Par conséquent, la recommandation que je formule est fondée sur les conclusions du sous commissaire et vise à aider les employés et les membres du TCDP qui ont été lésés ou touchés de toute autre manière par la mauvaise conduite de l’ancienne présidente. Je suis satisfait de la réponse fournie par le président par intérim à l’égard de ma recommandation.
Nous recommandons que le président du TCDP, en collaboration avec les employés et les agents négociateurs, évalue la nécessité d’une initiative sur le mieux être en milieu de travail et la mise en œuvre de moyens pour soutenir les membres du personnel qui ont fait l’objet d’abus de la part de l’ancienne présidente afin de favoriser un milieu de travail sain.
Le président par intérim à déclaré qu’il était d’accord avec cette recommandation.

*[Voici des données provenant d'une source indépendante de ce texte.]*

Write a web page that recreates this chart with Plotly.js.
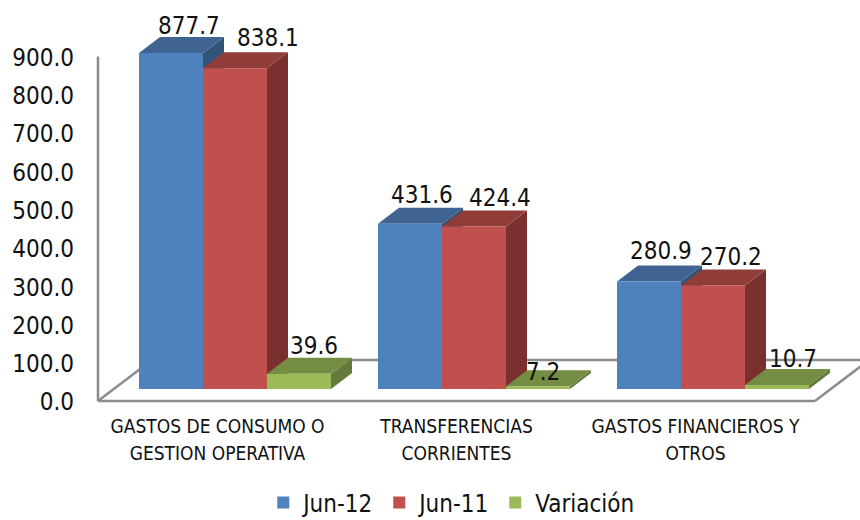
<!DOCTYPE html>
<html>
<head>
<meta charset="utf-8">
<script src="https://cdn.plot.ly/plotly-3.0.1.min.js"></script>
<style>html,body{margin:0;padding:0;background:#fff}#chart{width:860px;height:520px}</style>
</head>
<body>
<div id="chart"></div>
<script>
// Data
const categories = ["GASTOS DE CONSUMO O<br>GESTION OPERATIVA", "TRANSFERENCIAS<br>CORRIENTES", "GASTOS FINANCIEROS Y<br>OTROS"];
const jun12 = [877.7, 431.6, 280.9];
const jun11 = [838.1, 424.4, 270.2];
const variacion = [39.6, 7.2, 10.7];
const yTicks = [0, 100, 200, 300, 400, 500, 600, 700, 800, 900];

// Label nudges in pixels (hand-placed in the reference)
const labelDx = [[18, 12, 12], [33, 26, 18], [15, 5, 16]];
const labelDy = [[27, 29, 30], [30, 29, 29], [28, 14, 26]];

// Scale and geometry
const pxPerUnit = 0.3828, pxPerCat = 239;
const plotH = 404, plotW = 764, axisPad = 3;
const barW = 64 / pxPerCat, groupShift = 17.5 / pxPerCat;
const depthX = 21 / pxPerCat, depthY = 16 / pxPerUnit;
const floorLift = 12 / pxPerUnit;
const xMin = -0.5 - 2 / pxPerCat, xMax = xMin + plotW / pxPerCat;
const yMin = -axisPad / pxPerUnit, yMax = (plotH - axisPad) / pxPerUnit;

const names = ["Jun-12", "Jun-11", "Variación"];
const values = [jun12, jun11, variacion];
const front = ["#4F81BD", "#C0504D", "#9BBB59"];
const topC = ["#3F6492", "#903C39", "#748D43"];
const sideC = ["#335479", "#7A302E", "#657A3A"];
const xs = categories.map((_, i) => i);
const offsetOf = k => groupShift + (k - 1.5) * barW;
const textFont = "DejaVu Sans Condensed, DejaVu Sans";

const traces = [];
values.forEach((vals, k) => {
  traces.push({
    type: "bar", name: names[k], x: xs, y: vals, yaxis: "y2",
    width: barW, offset: offsetOf(k),
    marker: {color: front[k], line: {width: 0}}, hoverinfo: "name+y"
  });
});
function face(px, py, color) {
  return {type: "scatter", mode: "lines", x: px, y: py, fill: "toself", fillcolor: color,
          line: {width: 0, color: color}, showlegend: false, hoverinfo: "skip", yaxis: "y"};
}
values.forEach((vals, k) => {
  vals.forEach((v, i) => {
    const x0 = i + offsetOf(k), x1 = x0 + barW, t = v + floorLift, b = floorLift;
    traces.push(face([x1, x1 + depthX, x1 + depthX, x1, x1], [t, t + depthY, b + depthY, b, t], sideC[k]));
    traces.push(face([x0, x1, x1 + depthX, x0 + depthX, x0], [t, t, t + depthY, t + depthY, t], topC[k]));
  });
});

const annotations = [];
values.forEach((vals, k) => {
  vals.forEach((v, i) => {
    annotations.push({
      x: i + offsetOf(k) + barW / 2, y: v, xref: "x", yref: "y2",
      xshift: labelDx[k][i], yshift: labelDy[k][i], showarrow: false,
      text: v.toFixed(1), xanchor: "center", yanchor: "middle",
      font: {family: textFont, size: 24, color: "#111"}
    });
  });
});

// Chart frame: wall edge, floor outline
const frameColor = "#8C8C8C";
const floorDepthX = 54 / pxPerCat, floorDepthY = 41 / pxPerUnit, xLeft = -0.5, xRight = 2.5;
const seg = (x0, y0, x1, y1) => ({type: "line", xref: "x", yref: "y", x0, y0, x1, y1, layer: "below",
  line: {color: frameColor, width: 2.5}});
const shapes = [
  seg(xLeft, 0, xLeft, 900),
  seg(xLeft, 0, xRight, 0),
  seg(xRight, 0, xRight + floorDepthX, floorDepthY),
  seg(xLeft, 0, xLeft + floorDepthX, floorDepthY),
  seg(xLeft + floorDepthX, floorDepthY, xRight + floorDepthX, floorDepthY)
];

const layout = {
  width: 860, height: 520, paper_bgcolor: "#fff", plot_bgcolor: "#fff",
  margin: {l: 96, r: 0, t: 0, b: 520 - plotH, pad: 0, autoexpand: false},
  barmode: "overlay", showlegend: true,
  font: {family: textFont, color: "#111"},
  xaxis: {
    type: "linear", range: [xMin, xMax], tickmode: "array", tickvals: xs,
    ticktext: categories.map(c => '<span style="font-size:19px">' + c + '</span>'),
    tickfont: {family: textFont, size: 21, color: "#111"},
    showgrid: false, zeroline: false, showline: false, ticks: "", ticklabelstandoff: 7, fixedrange: true
  },
  yaxis: {
    range: [yMin, yMax], tickmode: "array", tickvals: yTicks,
    tickformat: ".1f", tickfont: {family: textFont, size: 24, color: "#111"},
    showgrid: false, zeroline: false, showline: false, ticks: "", ticklabelstandoff: 21, ticklabelshift: 1, fixedrange: true
  },
  yaxis2: {
    range: [-(plotH - 389) / pxPerUnit, 389 / pxPerUnit], overlaying: "y", visible: false, fixedrange: true
  },
  legend: {
    orientation: "h", x: 0.465, xanchor: "center", y: (plotH - 503) / plotH, yanchor: "middle",
    font: {family: textFont, size: 24, color: "#111"}, bgcolor: "rgba(0,0,0,0)"
  },
  shapes, annotations
};
Plotly.newPlot("chart", traces, layout, {displayModeBar: false, responsive: false});
</script>
</body>
</html>
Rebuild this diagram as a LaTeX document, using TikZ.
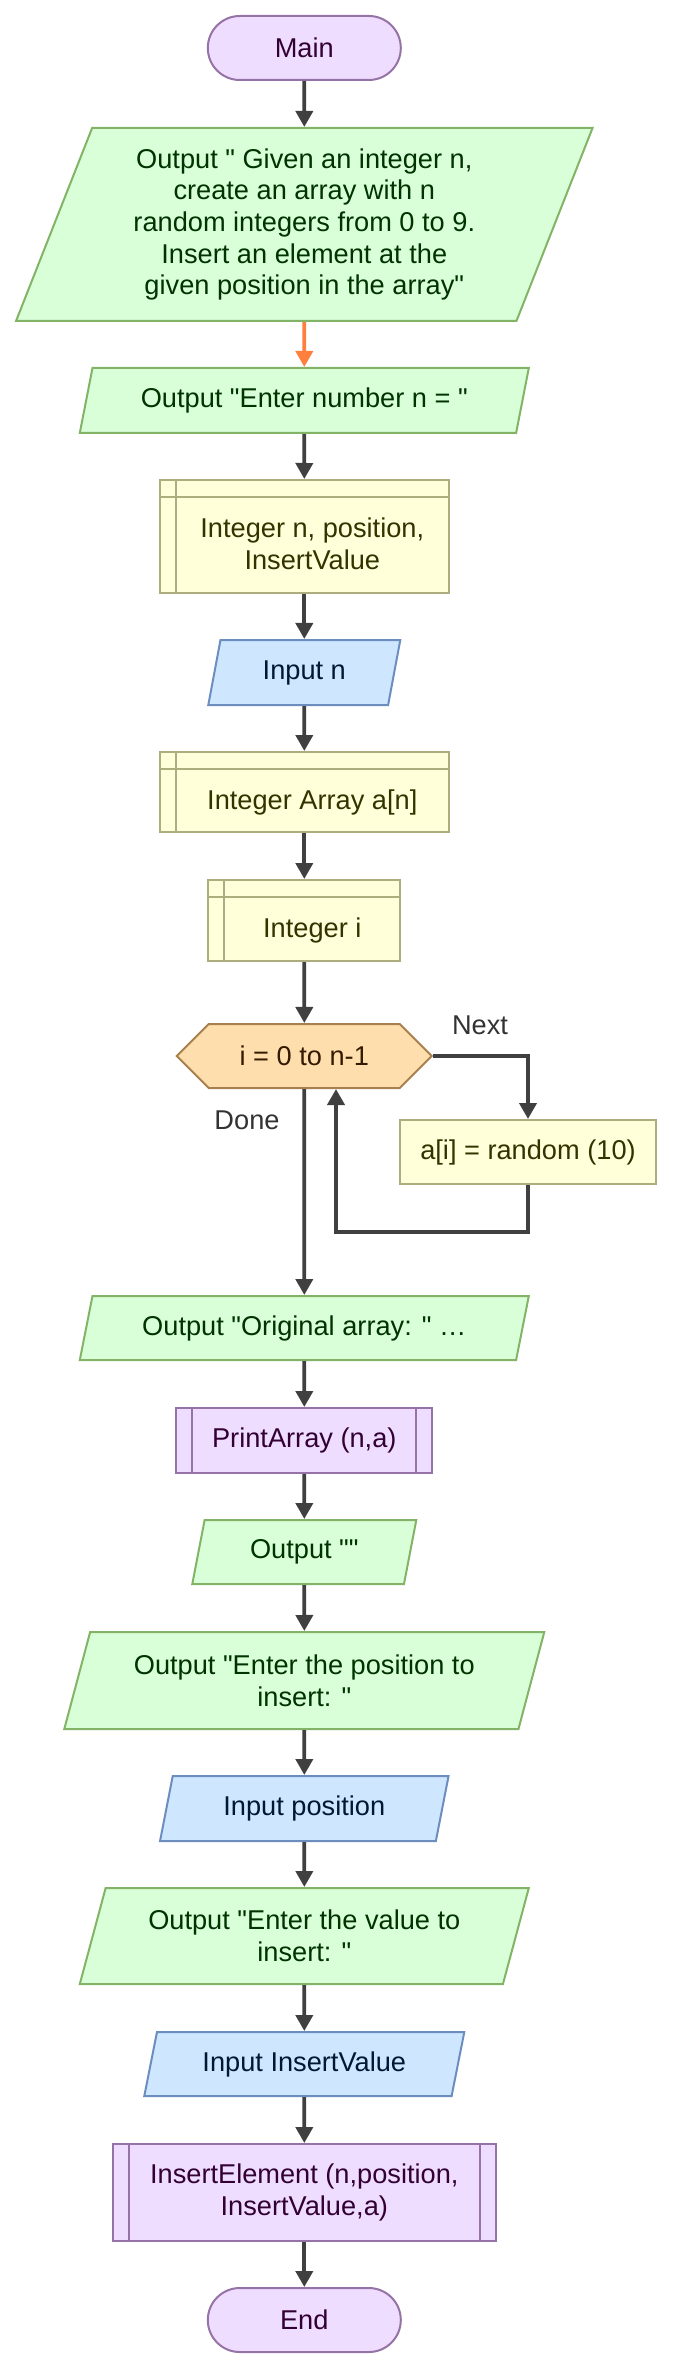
\documentclass[tikz,border=0pt]{standalone}
\usepackage{fontspec}
\setmainfont{Liberation Sans}[Ligatures=TeXOff]
\usetikzlibrary{shapes.geometric,shapes.symbols,arrows.meta}

\definecolor{termfill}{HTML}{EEDDFF}
\definecolor{termdraw}{HTML}{9673A6}
\definecolor{termtext}{HTML}{330033}
\definecolor{outfill}{HTML}{D9FFD9}
\definecolor{outdraw}{HTML}{82B366}
\definecolor{outtext}{HTML}{003300}
\definecolor{infill}{HTML}{CFE6FF}
\definecolor{indraw}{HTML}{6C8EBF}
\definecolor{intext}{HTML}{001933}
\definecolor{declfill}{HTML}{FFFFD9}
\definecolor{decldraw}{HTML}{ADAD80}
\definecolor{decltext}{HTML}{333300}
\definecolor{loopfill}{HTML}{FFDEAD}
\definecolor{loopdraw}{HTML}{A6804D}
\definecolor{looptext}{HTML}{331A00}
\definecolor{flowc}{HTML}{404040}
\definecolor{firstc}{HTML}{FF7F3F}
\definecolor{tagtext}{HTML}{333333}

% text of a declaration box sits right of and below its inner lines
\newcommand{\declshift}[1]{\hspace*{8pt}\raisebox{-9pt}[0pt][0pt]{\begin{tabular}{@{}c@{}}#1\end{tabular}}}

\begin{document}
\begin{tikzpicture}[x=0.5pt, y=-0.5pt,
    every node/.style={font=\fontsize{13.6pt}{15.85pt}\selectfont, align=center, inner sep=0pt},
    termbox/.style={draw=termdraw, fill=termfill, text=termtext, line width=1pt, rounded corners=16pt, minimum width=96.5pt, minimum height=32pt},
    outbox/.style={trapezium, trapezium left angle=63.43, trapezium right angle=116.57, trapezium stretches body, draw=outdraw, fill=outfill, text=outtext, line width=1pt},
    inbox/.style={trapezium, trapezium left angle=63.43, trapezium right angle=116.57, trapezium stretches body, draw=indraw, fill=infill, text=intext, line width=1pt},
    declbox/.style={rectangle, align=none, draw=decldraw, fill=declfill, text=decltext, line width=1pt,
        path picture={\draw[decldraw, line width=1pt] ([xshift=8pt]path picture bounding box.north west) -- ([xshift=8pt]path picture bounding box.south west)
            ([yshift=-8.5pt]path picture bounding box.north west) -- ([yshift=-8.5pt]path picture bounding box.north east);}},
    procbox/.style={rectangle, draw=decldraw, fill=declfill, text=decltext, line width=1pt},
    loopbox/.style={signal, signal to=west and east, signal pointer angle=90, draw=loopdraw, fill=loopfill, text=looptext, line width=1pt},
    callbox/.style={rectangle, draw=termdraw, fill=termfill, text=termtext, line width=1pt,
        path picture={\draw[termdraw, line width=1pt] ([xshift=8pt]path picture bounding box.north west) -- ([xshift=8pt]path picture bounding box.south west)
            ([xshift=-8pt]path picture bounding box.north east) -- ([xshift=-8pt]path picture bounding box.south east);}},
    flow/.style={draw=flowc, line width=1.9pt, -{Triangle[length=8pt,width=8.5pt]}},
    flowtag/.style={text=tagtext}]
    \useasboundingbox (0,0) rectangle (673,2369);

    \node[termbox] (main) at (304.3,48) {Main};
    \node[outbox, minimum width=288.25pt, minimum height=96.5pt] (intro) at (304.3,224.5) {Output " Given an integer n,\\ create an array with n\\ random integers from 0 to 9.\\ Insert an element at the\\ given position in the array"};
    \node[outbox, minimum width=224.5pt, minimum height=32.5pt] (enter) at (304.3,400.5) {Output "Enter number n = "};
    \node[declbox, minimum width=144.25pt, minimum height=56.5pt] (vars) at (304.3,536.5) {\declshift{Integer n, position,\\ InsertValue}};
    \node[inbox, minimum width=96pt, minimum height=32.5pt] (readn) at (304.3,672.5) {Input n};
    \node[declbox, minimum width=144.25pt, minimum height=40pt] (arr) at (304.3,792) {\declshift{Integer Array a[n]}};
    \node[declbox, minimum width=96pt, minimum height=40.5pt] (vari) at (304.3,920.5) {\declshift{Integer i}};
    \node[loopbox, minimum width=127.5pt, minimum height=32pt] (fori) at (304.3,1056) {i = 0 to n-1};
    \node[procbox, minimum width=128pt, minimum height=32pt] (rand) at (528,1152) {a[i] = random (10)};
    \node[outbox, minimum width=224.5pt, minimum height=32pt] (orig) at (304.3,1328) {Output "Original array: " …};
    \node[callbox, minimum width=128pt, minimum height=32.5pt] (print) at (304.3,1440.5) {PrintArray (n,a)};
    \node[outbox, minimum width=112pt, minimum height=32pt] (blank) at (304.3,1552) {Output ""};
    \node[outbox, minimum width=240pt, minimum height=48.5pt] (askpos) at (304.3,1680.5) {Output "Enter the position to\\ insert: "};
    \node[inbox, minimum width=144.25pt, minimum height=32.5pt] (readpos) at (304.3,1808.5) {Input position};
    \node[outbox, minimum width=224.5pt, minimum height=48pt] (askval) at (304.3,1936) {Output "Enter the value to\\ insert: "};
    \node[inbox, minimum width=160pt, minimum height=32pt] (readval) at (304.3,2064) {Input InsertValue};
    \node[callbox, minimum width=191.5pt, minimum height=48.5pt] (insert) at (304.3,2192.5) {InsertElement (n,position,\\ InsertValue,a)};
    \node[termbox] (end) at (304.3,2320) {End};

    \node[flowtag] (next) at (480,1025) {Next};
    \node[flowtag] (done) at (247,1120) {Done};
    \coordinate (back) at (336,1232);

    \draw[flow] (main) -- (intro);
    \draw[flow, draw=firstc] (intro) -- (enter);
    \draw[flow] (enter) -- (vars);
    \draw[flow] (vars) -- (readn);
    \draw[flow] (readn) -- (arr);
    \draw[flow] (arr) -- (vari);
    \draw[flow] (vari) -- (fori);
    \draw[flow] (fori.east) -| (rand.north);
    \draw[flow] (rand.south) |- (back) -- (back |- fori.south);
    \draw[flow] (fori) -- (orig);
    \draw[flow] (orig) -- (print);
    \draw[flow] (print) -- (blank);
    \draw[flow] (blank) -- (askpos);
    \draw[flow] (askpos) -- (readpos);
    \draw[flow] (readpos) -- (askval);
    \draw[flow] (askval) -- (readval);
    \draw[flow] (readval) -- (insert);
    \draw[flow] (insert) -- (end);
\end{tikzpicture}
\end{document}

Le Commissariat n’a pas examiné le processus par lequel Mme Chotalia a été choisie pour occuper le poste de présidente, ni examiné de manière générale le processus de nomination de titulaires de charges dans le secteur public fédéral. Les actes des hauts dirigeants peuvent avoir des conséquences importantes sur ceux qui relèvent d’eux et sur la confiance du public à l’égard des fonctionnaires et des institutions publiques. Par conséquent, je souhaite souligner au gouvernement l’importance d’utiliser des outils pour évaluer de façon systématique les renseignements concernant les comportements et l’attitude de candidats éventuels à être nommés par décret à l’égard de leurs subordonnés avant de procéder à la nomination d’un administrateur général ou d’un premier dirigeant dans le secteur public fédéral.